■ **What you need to do**
Give the number of lines that contain the string "diagram", please, and nothing else.

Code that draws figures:
◆ ◆ ◆

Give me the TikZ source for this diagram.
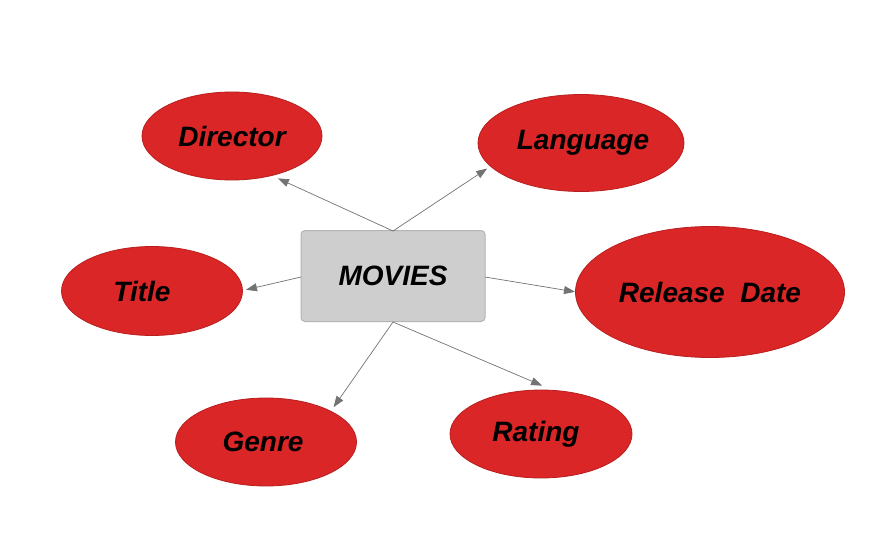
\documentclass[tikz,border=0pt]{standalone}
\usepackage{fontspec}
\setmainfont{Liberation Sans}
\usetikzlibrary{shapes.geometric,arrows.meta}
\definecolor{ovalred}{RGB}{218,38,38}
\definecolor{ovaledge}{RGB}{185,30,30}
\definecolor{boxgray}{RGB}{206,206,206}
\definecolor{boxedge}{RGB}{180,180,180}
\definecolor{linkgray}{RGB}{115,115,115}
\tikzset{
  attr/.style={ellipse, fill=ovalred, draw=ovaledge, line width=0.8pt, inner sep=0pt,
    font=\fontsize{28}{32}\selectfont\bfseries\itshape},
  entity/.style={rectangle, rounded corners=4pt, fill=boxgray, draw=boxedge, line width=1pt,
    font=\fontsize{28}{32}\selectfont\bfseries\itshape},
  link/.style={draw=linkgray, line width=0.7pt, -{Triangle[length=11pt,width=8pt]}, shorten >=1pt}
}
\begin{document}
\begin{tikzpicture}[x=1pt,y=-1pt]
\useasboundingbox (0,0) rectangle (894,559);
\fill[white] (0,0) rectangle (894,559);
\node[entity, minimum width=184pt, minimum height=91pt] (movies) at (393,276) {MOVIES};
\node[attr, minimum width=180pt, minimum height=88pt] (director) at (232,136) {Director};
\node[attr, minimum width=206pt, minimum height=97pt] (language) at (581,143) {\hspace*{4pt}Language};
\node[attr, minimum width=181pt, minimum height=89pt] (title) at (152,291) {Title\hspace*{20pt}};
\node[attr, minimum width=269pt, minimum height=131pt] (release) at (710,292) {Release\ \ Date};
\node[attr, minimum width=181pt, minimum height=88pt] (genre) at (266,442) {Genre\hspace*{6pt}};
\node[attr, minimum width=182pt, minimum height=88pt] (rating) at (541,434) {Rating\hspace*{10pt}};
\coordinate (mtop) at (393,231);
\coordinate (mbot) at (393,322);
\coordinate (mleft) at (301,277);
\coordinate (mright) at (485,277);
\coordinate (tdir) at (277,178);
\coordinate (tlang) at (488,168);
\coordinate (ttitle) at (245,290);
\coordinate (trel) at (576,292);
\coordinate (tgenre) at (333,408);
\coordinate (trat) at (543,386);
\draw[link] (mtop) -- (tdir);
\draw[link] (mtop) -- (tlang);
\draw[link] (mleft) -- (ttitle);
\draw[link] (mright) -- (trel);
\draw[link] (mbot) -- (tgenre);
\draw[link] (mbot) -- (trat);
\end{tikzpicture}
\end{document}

◆ ◆ ◆

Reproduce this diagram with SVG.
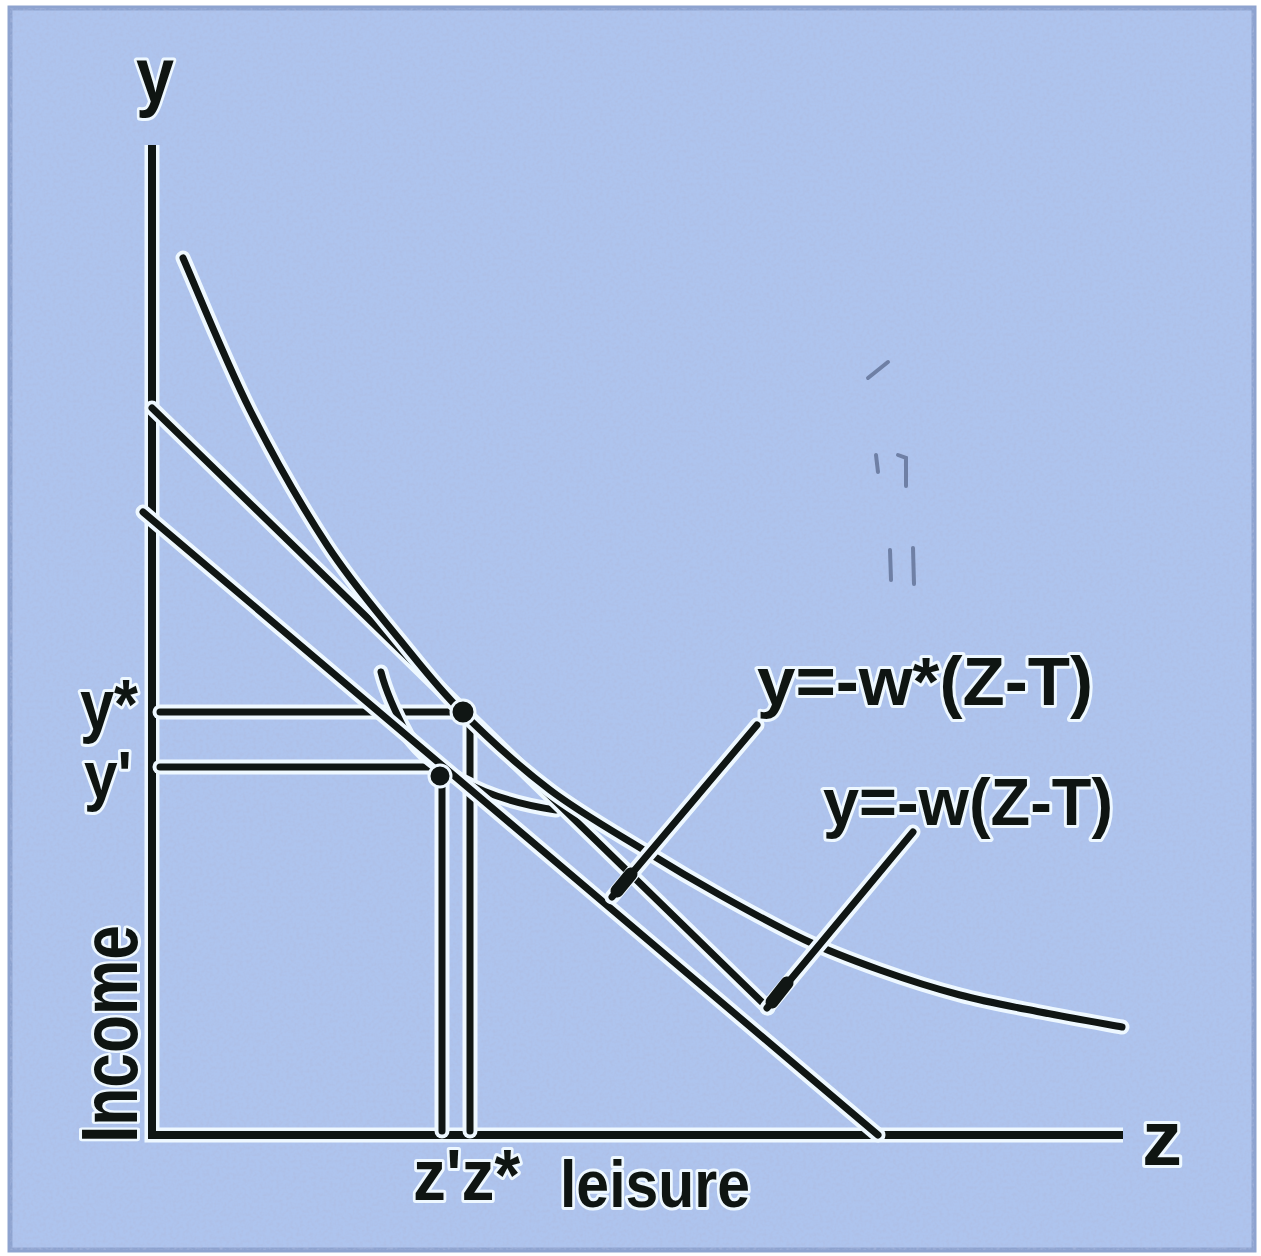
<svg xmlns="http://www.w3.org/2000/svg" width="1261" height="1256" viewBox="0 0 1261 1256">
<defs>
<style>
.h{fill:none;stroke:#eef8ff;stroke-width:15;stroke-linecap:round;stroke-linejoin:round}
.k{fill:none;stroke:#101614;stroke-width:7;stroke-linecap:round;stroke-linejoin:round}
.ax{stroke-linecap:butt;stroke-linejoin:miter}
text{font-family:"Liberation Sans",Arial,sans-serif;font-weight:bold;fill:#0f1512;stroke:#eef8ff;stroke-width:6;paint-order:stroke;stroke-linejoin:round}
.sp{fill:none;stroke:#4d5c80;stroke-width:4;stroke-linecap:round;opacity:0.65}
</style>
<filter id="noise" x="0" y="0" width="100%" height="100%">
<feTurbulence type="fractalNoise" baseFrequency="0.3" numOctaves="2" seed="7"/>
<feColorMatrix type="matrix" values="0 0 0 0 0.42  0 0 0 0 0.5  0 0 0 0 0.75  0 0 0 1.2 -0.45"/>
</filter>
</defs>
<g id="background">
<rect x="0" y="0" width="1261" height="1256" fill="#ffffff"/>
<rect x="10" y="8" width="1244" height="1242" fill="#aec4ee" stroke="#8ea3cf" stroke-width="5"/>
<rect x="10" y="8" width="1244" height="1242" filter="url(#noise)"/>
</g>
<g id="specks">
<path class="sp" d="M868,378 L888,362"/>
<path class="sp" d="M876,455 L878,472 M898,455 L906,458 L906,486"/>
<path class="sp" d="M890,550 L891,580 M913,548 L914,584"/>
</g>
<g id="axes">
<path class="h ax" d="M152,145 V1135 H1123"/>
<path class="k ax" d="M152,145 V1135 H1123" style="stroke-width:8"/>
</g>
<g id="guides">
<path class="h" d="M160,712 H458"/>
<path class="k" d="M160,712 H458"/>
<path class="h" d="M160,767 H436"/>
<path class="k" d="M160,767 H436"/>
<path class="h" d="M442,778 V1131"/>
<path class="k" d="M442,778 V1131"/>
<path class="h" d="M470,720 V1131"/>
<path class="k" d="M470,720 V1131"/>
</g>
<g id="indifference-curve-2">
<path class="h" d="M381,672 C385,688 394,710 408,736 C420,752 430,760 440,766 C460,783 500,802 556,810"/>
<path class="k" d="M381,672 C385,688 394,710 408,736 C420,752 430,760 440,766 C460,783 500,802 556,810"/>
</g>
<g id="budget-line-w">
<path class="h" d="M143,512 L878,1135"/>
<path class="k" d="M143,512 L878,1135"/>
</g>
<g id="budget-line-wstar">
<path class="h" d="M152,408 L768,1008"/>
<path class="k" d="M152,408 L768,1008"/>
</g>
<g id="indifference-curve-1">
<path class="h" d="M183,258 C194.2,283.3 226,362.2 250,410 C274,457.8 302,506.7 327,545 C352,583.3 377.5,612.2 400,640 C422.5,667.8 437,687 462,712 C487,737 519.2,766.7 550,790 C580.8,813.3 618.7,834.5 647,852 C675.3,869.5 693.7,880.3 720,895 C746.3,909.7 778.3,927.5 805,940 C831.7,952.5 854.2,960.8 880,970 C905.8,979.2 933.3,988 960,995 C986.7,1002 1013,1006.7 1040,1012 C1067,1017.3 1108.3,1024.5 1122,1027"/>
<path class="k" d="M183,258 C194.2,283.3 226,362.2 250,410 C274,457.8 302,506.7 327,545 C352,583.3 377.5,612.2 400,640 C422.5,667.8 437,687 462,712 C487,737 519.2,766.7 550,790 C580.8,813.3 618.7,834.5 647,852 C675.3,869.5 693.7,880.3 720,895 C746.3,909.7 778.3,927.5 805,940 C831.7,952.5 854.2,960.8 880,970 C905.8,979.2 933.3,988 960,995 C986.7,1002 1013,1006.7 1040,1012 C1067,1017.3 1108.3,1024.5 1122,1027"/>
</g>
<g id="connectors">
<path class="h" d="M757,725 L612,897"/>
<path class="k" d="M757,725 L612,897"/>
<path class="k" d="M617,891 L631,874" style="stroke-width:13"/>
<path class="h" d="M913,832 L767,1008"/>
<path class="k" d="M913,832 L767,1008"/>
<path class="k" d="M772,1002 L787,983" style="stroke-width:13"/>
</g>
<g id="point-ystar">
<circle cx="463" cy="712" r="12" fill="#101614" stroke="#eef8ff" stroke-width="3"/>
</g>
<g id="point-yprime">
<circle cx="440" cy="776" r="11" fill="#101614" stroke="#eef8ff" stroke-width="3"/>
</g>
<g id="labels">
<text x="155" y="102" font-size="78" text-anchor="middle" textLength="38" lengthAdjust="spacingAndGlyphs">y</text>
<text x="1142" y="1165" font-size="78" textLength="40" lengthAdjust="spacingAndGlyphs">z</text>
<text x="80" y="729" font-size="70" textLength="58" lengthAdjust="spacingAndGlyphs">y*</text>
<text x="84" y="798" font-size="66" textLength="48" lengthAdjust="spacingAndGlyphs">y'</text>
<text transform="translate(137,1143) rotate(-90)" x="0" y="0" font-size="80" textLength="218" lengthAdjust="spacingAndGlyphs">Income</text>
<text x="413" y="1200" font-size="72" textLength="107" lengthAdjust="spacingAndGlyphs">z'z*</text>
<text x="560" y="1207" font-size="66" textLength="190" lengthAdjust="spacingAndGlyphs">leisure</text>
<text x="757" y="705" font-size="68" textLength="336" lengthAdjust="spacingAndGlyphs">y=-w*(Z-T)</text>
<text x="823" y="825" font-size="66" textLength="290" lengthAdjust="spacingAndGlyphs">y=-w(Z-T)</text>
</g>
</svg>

◆ ◆ ◆

■ **The reply**
2